_AIM_
Render the material again word for word, skipping the pictures in it.

━━━━━━━━

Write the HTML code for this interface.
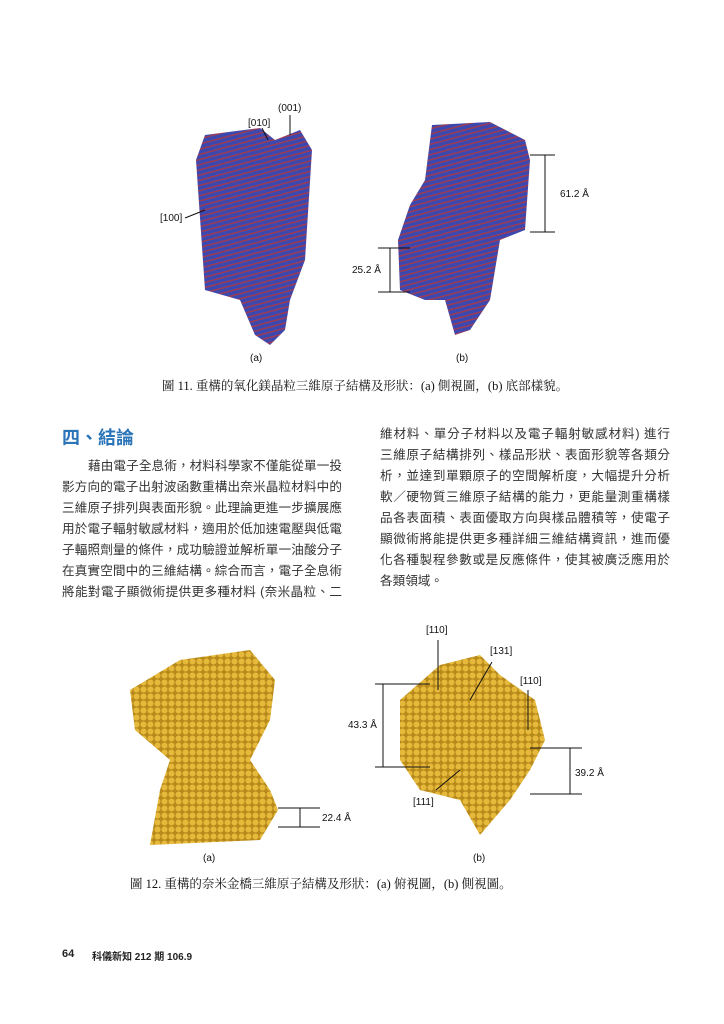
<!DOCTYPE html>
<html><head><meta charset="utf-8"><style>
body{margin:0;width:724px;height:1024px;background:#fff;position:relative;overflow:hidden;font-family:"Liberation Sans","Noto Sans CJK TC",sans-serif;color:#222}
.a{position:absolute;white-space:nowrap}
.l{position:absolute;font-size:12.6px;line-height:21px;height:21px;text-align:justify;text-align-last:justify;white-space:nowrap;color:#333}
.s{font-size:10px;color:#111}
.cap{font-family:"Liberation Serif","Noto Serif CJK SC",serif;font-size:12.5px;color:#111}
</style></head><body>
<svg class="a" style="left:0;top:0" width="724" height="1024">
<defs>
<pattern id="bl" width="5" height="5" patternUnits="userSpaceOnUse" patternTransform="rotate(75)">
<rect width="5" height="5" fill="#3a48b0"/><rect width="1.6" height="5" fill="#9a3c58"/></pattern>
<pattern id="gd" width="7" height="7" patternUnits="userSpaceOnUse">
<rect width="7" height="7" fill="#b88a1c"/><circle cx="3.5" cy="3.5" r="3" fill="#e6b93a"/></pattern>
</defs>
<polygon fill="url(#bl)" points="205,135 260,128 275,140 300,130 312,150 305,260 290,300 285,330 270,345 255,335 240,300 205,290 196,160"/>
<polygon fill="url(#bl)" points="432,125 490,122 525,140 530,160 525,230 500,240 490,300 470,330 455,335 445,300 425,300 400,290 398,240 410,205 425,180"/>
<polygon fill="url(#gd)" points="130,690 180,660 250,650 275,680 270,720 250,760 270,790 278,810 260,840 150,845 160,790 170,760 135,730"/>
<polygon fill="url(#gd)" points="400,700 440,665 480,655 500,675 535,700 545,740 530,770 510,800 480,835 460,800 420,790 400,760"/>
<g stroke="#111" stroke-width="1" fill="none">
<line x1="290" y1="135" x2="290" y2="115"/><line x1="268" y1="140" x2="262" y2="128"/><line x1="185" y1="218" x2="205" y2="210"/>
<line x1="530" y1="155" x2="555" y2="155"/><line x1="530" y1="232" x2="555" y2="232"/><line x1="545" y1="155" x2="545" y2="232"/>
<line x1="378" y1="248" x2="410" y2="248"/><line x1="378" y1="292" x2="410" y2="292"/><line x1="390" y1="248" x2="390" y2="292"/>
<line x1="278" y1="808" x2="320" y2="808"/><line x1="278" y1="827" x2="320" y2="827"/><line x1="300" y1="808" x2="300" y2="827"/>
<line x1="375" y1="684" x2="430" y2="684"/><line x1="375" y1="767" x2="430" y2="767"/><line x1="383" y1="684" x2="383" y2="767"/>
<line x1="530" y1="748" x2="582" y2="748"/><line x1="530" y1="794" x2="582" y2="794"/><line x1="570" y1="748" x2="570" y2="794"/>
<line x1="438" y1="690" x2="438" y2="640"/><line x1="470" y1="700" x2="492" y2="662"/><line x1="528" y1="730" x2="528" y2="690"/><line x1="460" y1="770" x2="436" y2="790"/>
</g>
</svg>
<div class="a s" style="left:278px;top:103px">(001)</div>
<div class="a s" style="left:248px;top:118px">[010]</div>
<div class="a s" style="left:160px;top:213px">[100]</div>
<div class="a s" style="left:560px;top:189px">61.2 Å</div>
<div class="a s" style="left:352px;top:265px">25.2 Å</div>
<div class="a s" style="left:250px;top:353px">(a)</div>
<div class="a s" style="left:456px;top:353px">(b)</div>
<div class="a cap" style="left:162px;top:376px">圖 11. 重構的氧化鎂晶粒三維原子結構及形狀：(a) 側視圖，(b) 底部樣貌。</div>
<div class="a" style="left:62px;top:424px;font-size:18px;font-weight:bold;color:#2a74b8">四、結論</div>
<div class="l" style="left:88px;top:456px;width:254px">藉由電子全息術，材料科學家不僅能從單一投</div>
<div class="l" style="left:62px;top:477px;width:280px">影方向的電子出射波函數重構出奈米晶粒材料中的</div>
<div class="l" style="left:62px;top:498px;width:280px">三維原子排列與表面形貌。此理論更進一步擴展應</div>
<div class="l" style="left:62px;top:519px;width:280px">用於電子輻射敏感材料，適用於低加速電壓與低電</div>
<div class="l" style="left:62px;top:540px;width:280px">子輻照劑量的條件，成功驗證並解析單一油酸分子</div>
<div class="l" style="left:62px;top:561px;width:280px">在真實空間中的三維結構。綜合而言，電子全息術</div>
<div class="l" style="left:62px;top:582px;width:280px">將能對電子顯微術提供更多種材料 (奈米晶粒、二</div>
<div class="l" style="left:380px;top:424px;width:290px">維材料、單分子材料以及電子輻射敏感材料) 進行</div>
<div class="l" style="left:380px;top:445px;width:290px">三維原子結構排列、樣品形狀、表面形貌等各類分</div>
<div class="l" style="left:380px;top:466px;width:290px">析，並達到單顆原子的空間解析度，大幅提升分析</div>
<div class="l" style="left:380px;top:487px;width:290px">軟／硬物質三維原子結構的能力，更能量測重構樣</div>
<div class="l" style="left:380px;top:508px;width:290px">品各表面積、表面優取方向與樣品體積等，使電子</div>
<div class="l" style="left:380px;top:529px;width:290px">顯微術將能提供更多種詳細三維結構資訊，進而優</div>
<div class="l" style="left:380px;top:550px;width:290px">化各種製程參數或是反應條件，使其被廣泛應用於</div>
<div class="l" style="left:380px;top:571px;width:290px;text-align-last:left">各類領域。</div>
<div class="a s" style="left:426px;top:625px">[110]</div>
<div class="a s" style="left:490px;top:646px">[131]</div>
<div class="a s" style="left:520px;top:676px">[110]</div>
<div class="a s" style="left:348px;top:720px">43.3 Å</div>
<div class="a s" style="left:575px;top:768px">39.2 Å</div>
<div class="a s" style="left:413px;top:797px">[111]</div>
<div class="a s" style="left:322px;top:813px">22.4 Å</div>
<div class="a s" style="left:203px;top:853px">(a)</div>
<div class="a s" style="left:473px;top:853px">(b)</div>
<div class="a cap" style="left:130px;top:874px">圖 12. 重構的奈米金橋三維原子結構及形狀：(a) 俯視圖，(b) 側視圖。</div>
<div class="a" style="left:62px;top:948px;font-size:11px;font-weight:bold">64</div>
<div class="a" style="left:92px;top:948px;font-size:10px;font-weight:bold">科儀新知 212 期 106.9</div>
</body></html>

━━━━━━━━

_THE REPLY_
Write the HTML code for this interface.
<!DOCTYPE html>
<html><head><meta charset="utf-8"><style>
body{margin:0;width:724px;height:1024px;background:#fff;position:relative;overflow:hidden;font-family:"Liberation Sans","Noto Sans CJK TC",sans-serif;color:#222}
.a{position:absolute;white-space:nowrap}
.l{position:absolute;font-size:12.6px;line-height:21px;height:21px;text-align:justify;text-align-last:justify;white-space:nowrap;color:#333}
.s{font-size:10px;color:#111}
.cap{font-family:"Liberation Serif","Noto Serif CJK SC",serif;font-size:12.5px;color:#111}
</style></head><body>
<svg class="a" style="left:0;top:0" width="724" height="1024">
<defs>
<pattern id="bl" width="5" height="5" patternUnits="userSpaceOnUse" patternTransform="rotate(75)">
<rect width="5" height="5" fill="#3a48b0"/><rect width="1.6" height="5" fill="#9a3c58"/></pattern>
<pattern id="gd" width="7" height="7" patternUnits="userSpaceOnUse">
<rect width="7" height="7" fill="#b88a1c"/><circle cx="3.5" cy="3.5" r="3" fill="#e6b93a"/></pattern>
</defs>
<polygon fill="url(#bl)" points="205,135 260,128 275,140 300,130 312,150 305,260 290,300 285,330 270,345 255,335 240,300 205,290 196,160"/>
<polygon fill="url(#bl)" points="432,125 490,122 525,140 530,160 525,230 500,240 490,300 470,330 455,335 445,300 425,300 400,290 398,240 410,205 425,180"/>
<polygon fill="url(#gd)" points="130,690 180,660 250,650 275,680 270,720 250,760 270,790 278,810 260,840 150,845 160,790 170,760 135,730"/>
<polygon fill="url(#gd)" points="400,700 440,665 480,655 500,675 535,700 545,740 530,770 510,800 480,835 460,800 420,790 400,760"/>
<g stroke="#111" stroke-width="1" fill="none">
<line x1="290" y1="135" x2="290" y2="115"/><line x1="268" y1="140" x2="262" y2="128"/><line x1="185" y1="218" x2="205" y2="210"/>
<line x1="530" y1="155" x2="555" y2="155"/><line x1="530" y1="232" x2="555" y2="232"/><line x1="545" y1="155" x2="545" y2="232"/>
<line x1="378" y1="248" x2="410" y2="248"/><line x1="378" y1="292" x2="410" y2="292"/><line x1="390" y1="248" x2="390" y2="292"/>
<line x1="278" y1="808" x2="320" y2="808"/><line x1="278" y1="827" x2="320" y2="827"/><line x1="300" y1="808" x2="300" y2="827"/>
<line x1="375" y1="684" x2="430" y2="684"/><line x1="375" y1="767" x2="430" y2="767"/><line x1="383" y1="684" x2="383" y2="767"/>
<line x1="530" y1="748" x2="582" y2="748"/><line x1="530" y1="794" x2="582" y2="794"/><line x1="570" y1="748" x2="570" y2="794"/>
<line x1="438" y1="690" x2="438" y2="640"/><line x1="470" y1="700" x2="492" y2="662"/><line x1="528" y1="730" x2="528" y2="690"/><line x1="460" y1="770" x2="436" y2="790"/>
</g>
</svg>
<div class="a s" style="left:278px;top:103px">(001)</div>
<div class="a s" style="left:248px;top:118px">[010]</div>
<div class="a s" style="left:160px;top:213px">[100]</div>
<div class="a s" style="left:560px;top:189px">61.2 Å</div>
<div class="a s" style="left:352px;top:265px">25.2 Å</div>
<div class="a s" style="left:250px;top:353px">(a)</div>
<div class="a s" style="left:456px;top:353px">(b)</div>
<div class="a cap" style="left:162px;top:376px">圖 11. 重構的氧化鎂晶粒三維原子結構及形狀：(a) 側視圖，(b) 底部樣貌。</div>
<div class="a" style="left:62px;top:424px;font-size:18px;font-weight:bold;color:#2a74b8">四、結論</div>
<div class="l" style="left:88px;top:456px;width:254px">藉由電子全息術，材料科學家不僅能從單一投</div>
<div class="l" style="left:62px;top:477px;width:280px">影方向的電子出射波函數重構出奈米晶粒材料中的</div>
<div class="l" style="left:62px;top:498px;width:280px">三維原子排列與表面形貌。此理論更進一步擴展應</div>
<div class="l" style="left:62px;top:519px;width:280px">用於電子輻射敏感材料，適用於低加速電壓與低電</div>
<div class="l" style="left:62px;top:540px;width:280px">子輻照劑量的條件，成功驗證並解析單一油酸分子</div>
<div class="l" style="left:62px;top:561px;width:280px">在真實空間中的三維結構。綜合而言，電子全息術</div>
<div class="l" style="left:62px;top:582px;width:280px">將能對電子顯微術提供更多種材料 (奈米晶粒、二</div>
<div class="l" style="left:380px;top:424px;width:290px">維材料、單分子材料以及電子輻射敏感材料) 進行</div>
<div class="l" style="left:380px;top:445px;width:290px">三維原子結構排列、樣品形狀、表面形貌等各類分</div>
<div class="l" style="left:380px;top:466px;width:290px">析，並達到單顆原子的空間解析度，大幅提升分析</div>
<div class="l" style="left:380px;top:487px;width:290px">軟／硬物質三維原子結構的能力，更能量測重構樣</div>
<div class="l" style="left:380px;top:508px;width:290px">品各表面積、表面優取方向與樣品體積等，使電子</div>
<div class="l" style="left:380px;top:529px;width:290px">顯微術將能提供更多種詳細三維結構資訊，進而優</div>
<div class="l" style="left:380px;top:550px;width:290px">化各種製程參數或是反應條件，使其被廣泛應用於</div>
<div class="l" style="left:380px;top:571px;width:290px;text-align-last:left">各類領域。</div>
<div class="a s" style="left:426px;top:625px">[110]</div>
<div class="a s" style="left:490px;top:646px">[131]</div>
<div class="a s" style="left:520px;top:676px">[110]</div>
<div class="a s" style="left:348px;top:720px">43.3 Å</div>
<div class="a s" style="left:575px;top:768px">39.2 Å</div>
<div class="a s" style="left:413px;top:797px">[111]</div>
<div class="a s" style="left:322px;top:813px">22.4 Å</div>
<div class="a s" style="left:203px;top:853px">(a)</div>
<div class="a s" style="left:473px;top:853px">(b)</div>
<div class="a cap" style="left:130px;top:874px">圖 12. 重構的奈米金橋三維原子結構及形狀：(a) 俯視圖，(b) 側視圖。</div>
<div class="a" style="left:62px;top:948px;font-size:11px;font-weight:bold">64</div>
<div class="a" style="left:92px;top:948px;font-size:10px;font-weight:bold">科儀新知 212 期 106.9</div>
</body></html>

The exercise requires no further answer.